Re: [tied] jer / full vowel question

From: Piotr Gasiorowski
Message: 47155
Date: 2007-01-29

On 2007-01-29 04:55, tgpedersen wrote:
> The Russian ko mné, k tebé thing fascinated me for its similarity to
> PIE secondary 1sg -om vs 3sg -t (vowel / no vowel), so I looked up the
> CSl equivalent. And it's
>
> A mIne,, tebe,
> I mUnojo,, tobojo,
> L mIne,, tebe,
> (but
> D mene tebe)
>
> What a cop-out. I thought I was going to get an explanation of the
> very un-Havlík variation in the designation of heavy syllables before
> nasals vs stops, but no, the designers of OCS introduced a jer / full
> vowel distinction between the pronouns of 1st vs 2(and 3)sg, probably
> to explain this very phenomenon. Anybody who can explain what really
> went on here?

First, the forms you quote are not quite correct. They should be:

acc. meN/mene teN/tebe
gen. mene tebe
dat. mIne^/mi tebe^/ti
ins. mUnojoN tobojoN
loc. mIne^ tebe^

It seems that the front vowels are original and the back ones in the
instrumental are due to some kind of umlaut-like assimilation.
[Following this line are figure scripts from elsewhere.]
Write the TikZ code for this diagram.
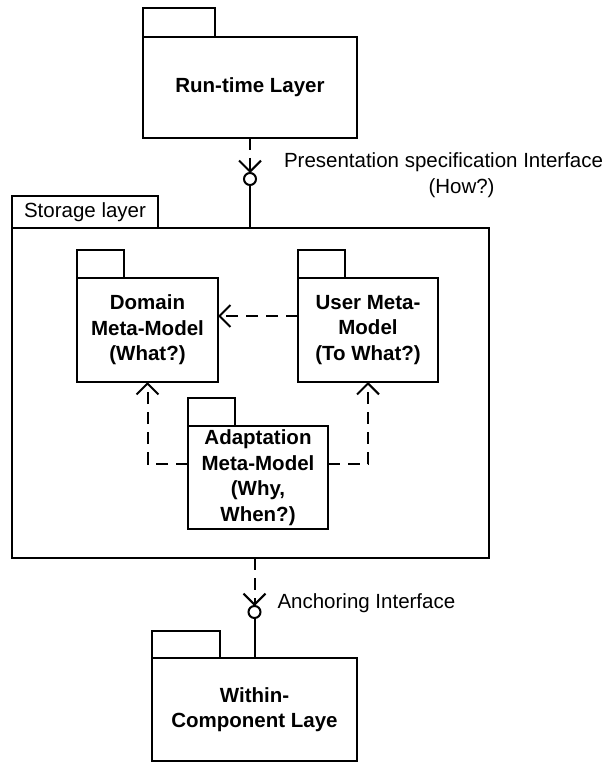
\documentclass[tikz,border=0pt]{standalone}
\usepackage{fontspec}
\setmainfont{Liberation Sans}
\usetikzlibrary{arrows.meta,positioning}

\begin{document}
\begin{tikzpicture}[x=1pt,y=-1pt,line width=2pt,
    pkg/.style={draw,rectangle,outer sep=0pt,inner sep=0pt,align=center,
      font=\fontsize{20.5}{25.5}\selectfont\bfseries},
    pkgtab/.style={draw,rectangle,outer sep=0pt,inner sep=0pt,anchor=south west,
      minimum width=47pt,minimum height=28pt},
    iface/.style={draw,circle,outer sep=0pt,inner sep=0pt,minimum size=12pt},
    lbl/.style={inner sep=2pt,align=center,font=\fontsize{20.5}{25.5}\selectfont},
    dep/.style={dash pattern=on 12pt off 8pt,-{Straight Barb[length=11pt,width=22pt]}}]
    \useasboundingbox (0,0) rectangle (609,762);

    % top layer
    \node[pkg,minimum width=214pt,minimum height=101pt] (rt) at (250,87.5) {Run-time Layer};
    \node[pkgtab,minimum width=72pt,minimum height=29pt] (rttab) at (rt.north west) {};

    % storage layer
    \node[pkg,minimum width=477pt,minimum height=330pt] (sto) at (250.5,393) {};
    \node[pkgtab,minimum width=146pt,minimum height=32pt,
      font=\fontsize{20.5}{25.5}\selectfont] (stotab) at (sto.north west) {Storage layer};

    \node[pkg,minimum width=141pt,minimum height=104pt] (dm) at (147.5,330) {Domain\\Meta-Model\\(What?)};
    \node[pkgtab] (dmtab) at (dm.north west) {};
    \node[pkg,minimum width=140pt,minimum height=104pt] (um) at (368,330) {User Meta-\\Model\\(To What?)};
    \node[pkgtab] (umtab) at (um.north west) {};
    \node[pkg,minimum width=140pt,minimum height=103pt] (am) at (258,477.5) {Adaptation\\Meta-Model\\(Why,\\When?)};
    \node[pkgtab] (amtab) at (am.north west) {};

    \draw[dep] ([yshift=14pt]um.west) -- ([yshift=14pt]dm.east);
    \draw[dep] ([yshift=14pt]am.west) -| (dm.south);
    \draw[dep] ([yshift=14pt]am.east) -| (um.south);

    % bottom layer
    \node[pkg,minimum width=205pt,minimum height=103pt] (wc) at (254.5,709.5) {Within-\\Component Laye};
    \node[pkgtab,minimum width=68pt,minimum height=27pt] (wctab) at (wc.north west) {};

    % interfaces
    \node[iface] (iftop) at (250,179) {};
    \node[iface] (ifbot) at (254.5,612) {};
    \node[lbl,right=25pt of iftop,yshift=4pt] (iftoptxt) {Presentation specification Interface\\\hspace*{36pt}(How?)};
    \node[lbl,right=14pt of ifbot,yshift=9pt] (ifbottxt) {Anchoring Interface};

    \draw[dep] (rt.south) -- (iftop.north);
    \draw (iftop.south) -- (iftop.south |- sto.north);
    \draw[dep] (ifbot |- sto.south) -- (ifbot.north);
    \draw (ifbot.south) -- (wc.north);
\end{tikzpicture}
\end{document}
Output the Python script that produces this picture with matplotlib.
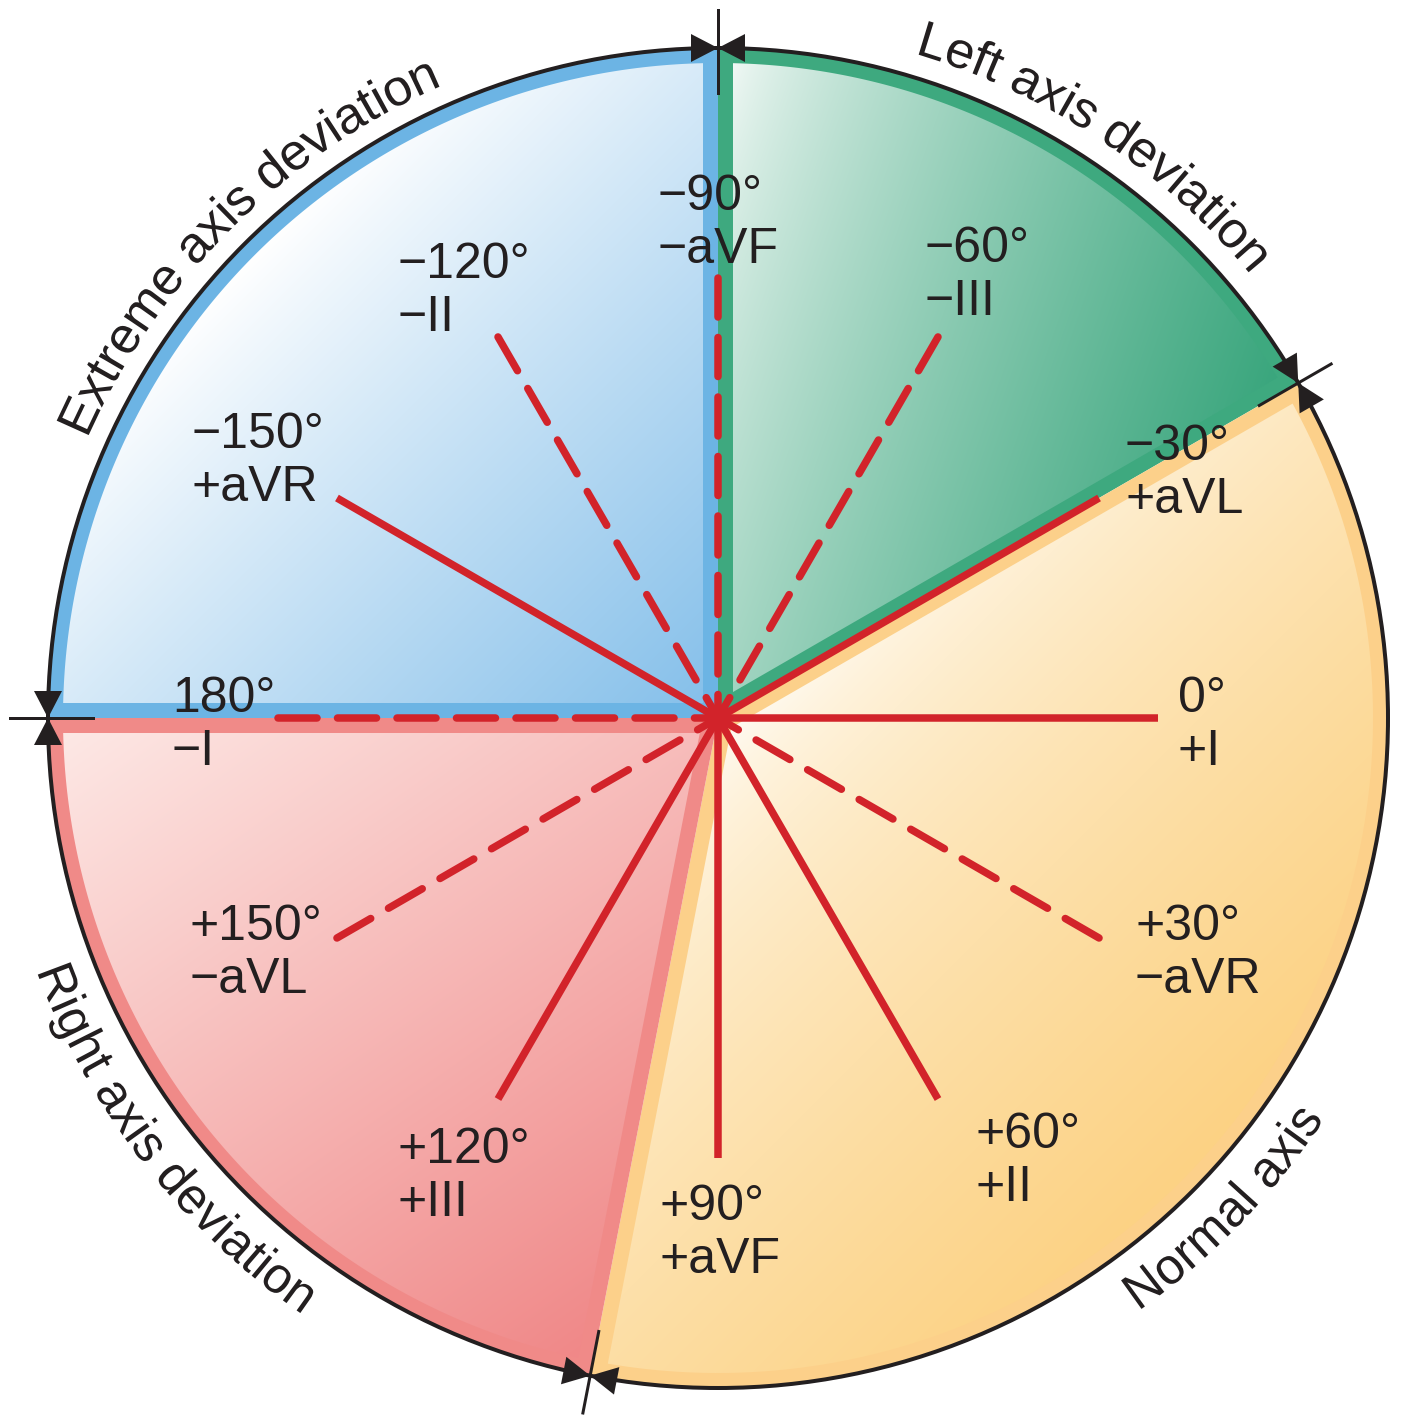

There are
occasional contaminated variants like the rarer dat. mUne^ beside mIne^,
and cf. dat./loc. tobe^ in much of North Slavic (Pol. tobie, Ukr. tobi,
Cz. tobe^).

The enclitic forms of the dative (mi, ti) are archaic, though the vowel
is a bit problematic if they come from *moi, *toi (see Miguel's latest
posts). So are the monosyllabic forms of the accusative (meN, teN), cf.
IIr. *ma:m, *twa:m, which are extended variants of old enclitic *me,
*t(w)e (possibly preserved in Old Polish), whereas the disyllabic forms
are borrowed from the genitive.

The stem teb- resulted from the reanalysis of the old dative
*t(w)e-bH(e)i. The *b < *bH crept into other case forms, e.g. gen. *téwe
> tebe

The yer in the 1sg. results from the accentually conditioned treatment
of the secondary nasal stem *men- extracted from the reanalysed gen.
*méne (and perhaps acc. meN). Strong/weak vowel alternation (e/I) may
have been more natural before a sonorant than before an obstruent, but
note also such variants as OCS c^eso ~ c^Iso.